鎌倉時代から戦国時代にかけて、白山修験は加賀国を中心に宗教的にも政治的にも隆盛を極め、白山修験は熊野修験に次ぐ勢力だったといわれています。地元では「馬の鼻もむかぬ白山権現」という言い方がされていましたが、白山本宮が支配する地域では年貢をとることができないほど勢力が強かったことがわかります。
白山信仰の衰退と再興、そして神仏分離
しかし、加賀国では15世紀の終わりから、一向一揆が勢力を拡大し、享禄4(1531)年には白山七社のひとつが一向一揆によって焼き討ちにされるなど、白山の勢力は弱くなっていきます。
その後前田家が白山本宮の復興をはかり、前田家や加賀の民衆の信仰を集めますが、天台宗から真言宗へと改宗することとなり、さらに明治時代の神仏分離によって、白山本宮という寺号は廃され、白山比咩神社となりました。
越前馬場の平泉寺も同じように、一向一揆によって焼かれ、衰退するも江戸時代には復興します。
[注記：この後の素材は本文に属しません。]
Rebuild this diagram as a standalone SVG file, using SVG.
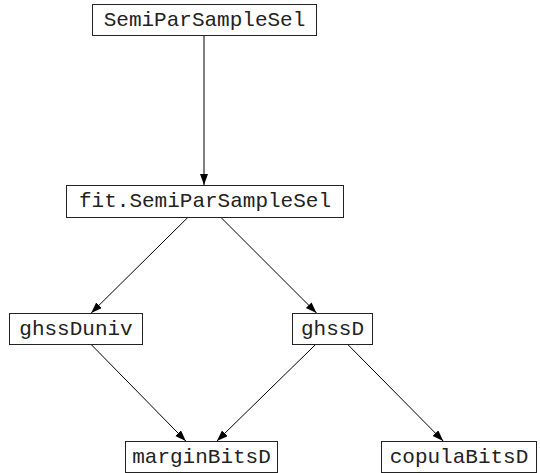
<svg xmlns="http://www.w3.org/2000/svg" width="540" height="473" viewBox="0 0 540 473">
<style>
.box{fill:#fff;stroke:#222;stroke-width:1}
.lbl{font-family:"Liberation Mono","DejaVu Sans Mono",monospace;font-size:21px;fill:#222;text-anchor:middle;dominant-baseline:central}
.edge{stroke:#000;stroke-width:1;fill:none;marker-end:url(#arr)}
</style>
<defs>
<marker id="arr" markerUnits="userSpaceOnUse" markerWidth="12" markerHeight="10" refX="11" refY="4" orient="auto">
<path d="M0,0 L11,4 L0,8 Z" fill="#000"/>
</marker>
</defs>
<rect width="540" height="473" fill="#fff"/>
<g id="connectors">
<line class="edge" x1="204" y1="35" x2="204" y2="185"/>
<line class="edge" x1="188.3" y1="217" x2="91.2" y2="313"/>
<line class="edge" x1="220.5" y1="217" x2="316.5" y2="313"/>
<line class="edge" x1="90.7" y1="344" x2="185.8" y2="441"/>
<line class="edge" x1="316.1" y1="344" x2="216.9" y2="441"/>
<line class="edge" x1="347.3" y1="344" x2="443.2" y2="441"/>
</g>
<g id="SemiParSampleSel"><rect class="box" x="92.5" y="4.5" width="224" height="31"/><text class="lbl" x="204.5" y="20">SemiParSampleSel</text></g>
<g id="fit.SemiParSampleSel"><rect class="box" x="66.5" y="185.5" width="277" height="32"/><text class="lbl" x="205" y="201.5">fit.SemiParSampleSel</text></g>
<g id="ghssDuniv"><rect class="box" x="9.5" y="313.5" width="133" height="31"/><text class="lbl" x="76" y="329">ghssDuniv</text></g>
<g id="ghssD"><rect class="box" x="292.5" y="313.5" width="80" height="31"/><text class="lbl" x="332.5" y="329">ghssD</text></g>
<g id="marginBitsD"><rect class="box" x="125.5" y="441.5" width="152" height="31"/><text class="lbl" x="201.5" y="457">marginBitsD</text></g>
<g id="copulaBitsD"><rect class="box" x="381.5" y="441.5" width="155" height="31"/><text class="lbl" x="459" y="457">copulaBitsD</text></g>
</svg>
しかし明治時代にやはり寺号を捨て、現在の平泉寺白山神社となり、美濃馬場も神仏分離によって長滝白山神社と長滝寺にわかれました。
このように、一向一揆や神仏分離によって、隆盛時の姿とは異なってしまいましたが、現在でも白山周辺には十一面観音、聖観音、阿弥陀如来などの仏像が残されています。
まとめ〜白山信仰は形を変え、現在に残っている〜
白山信仰は仏教的な色彩の強い山岳信仰であり、一時は強い勢力を誇りましたが、中世末期や明治期に衰退の憂き目にあいます。現在では白山は登山コースとしても有名であり、登山のほか、神社を巡ったり、博物館で学んだりできる空間があります。形を変えながらも現在まで残っているのですね。